▸ **Given data**
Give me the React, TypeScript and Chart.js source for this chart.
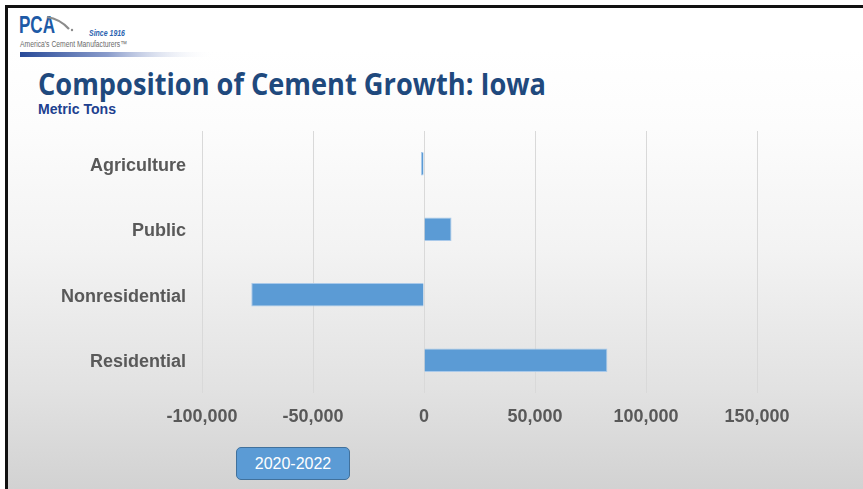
import React, { useEffect, useRef } from "react";
import { Chart, registerables } from "chart.js";

Chart.register(...registerables);

const categories: string[] = ["Agriculture", "Public", "Nonresidential", "Residential"];
const growth: number[] = [-1400, 12400, -77800, 82600];
const xMin = -100000;
const xMax = 150000;
const xStep = 50000;
const seriesLabel = "2020-2022";
const title = "Composition of Cement Growth: Iowa";
const subtitle = "Metric Tons";

const W = 863;
const H = 489;

export default function App() {
  const ref = useRef<HTMLCanvasElement | null>(null);

  useEffect(() => {
    if (!ref.current) return;
    const chart = new Chart(ref.current, {
      type: "bar",
      data: {
        labels: categories,
        datasets: [
          {
            label: seriesLabel,
            data: growth,
            backgroundColor: "#5b9bd5",
            borderColor: "#a9c9ea",
            borderWidth: 1,
            barPercentage: 0.36,
            categoryPercentage: 1,
          },
        ],
      },
      options: {
        indexAxis: "y",
        animation: false,
        responsive: false,
        maintainAspectRatio: false,
        devicePixelRatio: 1,
        layout: { padding: { left: 0, top: 131, right: 106, bottom: 0 } },
        plugins: {
          legend: { display: false },
          tooltip: { enabled: false },
          title: { display: false },
        },
        scales: {
          x: {
            type: "linear",
            min: xMin,
            max: xMax,
            afterFit: (s: any) => {
              s.height = 96;
            },
            ticks: {
              stepSize: xStep,
              padding: 13,
              color: "#595959",
              font: { family: "'Liberation Sans', Arial, sans-serif", size: 18, weight: "bold" },
              callback: (v: any) => Number(v).toLocaleString("en-US"),
            },
            grid: { color: "#d9d9d9", lineWidth: 1, drawTicks: false },
            border: { display: false },
          },
          y: {
            afterFit: (s: any) => {
              s.width = 202;
            },
            ticks: {
              padding: 16,
              labelOffset: 2,
              color: "#595959",
              font: { family: "'Liberation Sans', Arial, sans-serif", size: 18, weight: "bold" },
            },
            grid: { display: false, drawTicks: false },
            border: { display: false },
          },
        },
      },
    });
    return () => chart.destroy();
  }, []);

  return (
    <div
      style={{
        position: "absolute",
        left: 0,
        top: 0,
        width: W,
        height: H,
        background: "#ffffff",
        overflow: "hidden",
      }}
    >
      <div
        style={{
          position: "absolute",
          left: 5,
          top: 5,
          right: 0,
          bottom: 0,
          borderTop: "3px solid #111",
          borderLeft: "3px solid #111",
          background:
            "linear-gradient(to bottom, #ffffff 0%, #ffffff 8.7%, #fcfcfc 25%, #f3f3f3 50%, #e2e2e2 79%, #d2d2d2 100%)",
        }}
      />
      <svg
        width={W}
        height={H}
        style={{ position: "absolute", left: 0, top: 0 }}
      >
        <defs>
          <linearGradient id="bar" x1="0" x2="1" y1="0" y2="0">
            <stop offset="0%" stopColor="#284a98" />
            <stop offset="45%" stopColor="#8a9ccb" />
            <stop offset="100%" stopColor="#ffffff" stopOpacity="0" />
          </linearGradient>
        </defs>
        <text
          x={19}
          y={33}
          fontFamily="'Liberation Sans Narrow', 'Liberation Sans', Arial, sans-serif"
          fontWeight="bold"
          fontSize={24}
          fill="#1d5aa6"
          textLength={36}
          lengthAdjust="spacingAndGlyphs"
        >
          PCA
        </text>
        <path d="M47 17 Q60 19 69 29" stroke="#8c8c8c" strokeWidth={2.2} fill="none" />
        <circle cx={72} cy={30} r={1.2} fill="#8c8c8c" />
        <text
          x={89}
          y={36}
          fontFamily="'Liberation Sans Narrow', 'Liberation Sans', Arial, sans-serif"
          fontStyle="italic"
          fontWeight="bold"
          fontSize={9.5}
          fill="#2a63b0"
          textLength={36}
          lengthAdjust="spacingAndGlyphs"
        >
          Since 1916
        </text>
        <text
          x={20}
          y={47}
          fontFamily="'Liberation Sans Narrow', 'Liberation Sans', Arial, sans-serif"
          fontSize={8.5}
          fill="#6b6b6b"
          textLength={107}
          lengthAdjust="spacingAndGlyphs"
        >
          America's Cement Manufacturers™
        </text>
        <rect x={20} y={52} width={195} height={5} fill="url(#bar)" />
        <text
          x={38}
          y={95}
          fontFamily="'Open Sans', 'Noto Sans', sans-serif"
          fontWeight="bold"
          fontSize={30}
          fill="#1f497d"
          textLength={508}
          lengthAdjust="spacingAndGlyphs"
        >
          {title}
        </text>
        <text
          x={38}
          y={114}
          fontFamily="'Liberation Sans', Arial, sans-serif"
          fontWeight="bold"
          fontSize={15}
          fill="#203f8f"
          textLength={78}
          lengthAdjust="spacingAndGlyphs"
        >
          {subtitle}
        </text>
      </svg>
      <canvas
        ref={ref}
        width={W}
        height={H}
        style={{ position: "absolute", left: 0, top: 0, width: W, height: H }}
      />
      <div
        style={{
          position: "absolute",
          left: 236,
          top: 447,
          width: 114,
          height: 33,
          boxSizing: "border-box",
          background: "#5b9bd5",
          border: "1px solid #41719c",
          borderRadius: 5,
          color: "#ffffff",
          fontFamily: "'Liberation Sans', Arial, sans-serif",
          fontSize: 16,
          display: "flex",
          alignItems: "center",
          justifyContent: "center",
        }}
      >
        {seriesLabel}
      </div>
    </div>
  );
}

▸ **Goal of the exercise**
From the first line above to the line containing "const ref = useRef<HTMLCanvasElement", repeat each line exactly. Pictures stay out.

▸ **Correct response**
Give me the React, TypeScript and Chart.js source for this chart.
import React, { useEffect, useRef } from "react";
import { Chart, registerables } from "chart.js";

Chart.register(...registerables);

const categories: string[] = ["Agriculture", "Public", "Nonresidential", "Residential"];
const growth: number[] = [-1400, 12400, -77800, 82600];
const xMin = -100000;
const xMax = 150000;
const xStep = 50000;
const seriesLabel = "2020-2022";
const title = "Composition of Cement Growth: Iowa";
const subtitle = "Metric Tons";

const W = 863;
const H = 489;

export default function App() {
  const ref = useRef<HTMLCanvasElement | null>(null);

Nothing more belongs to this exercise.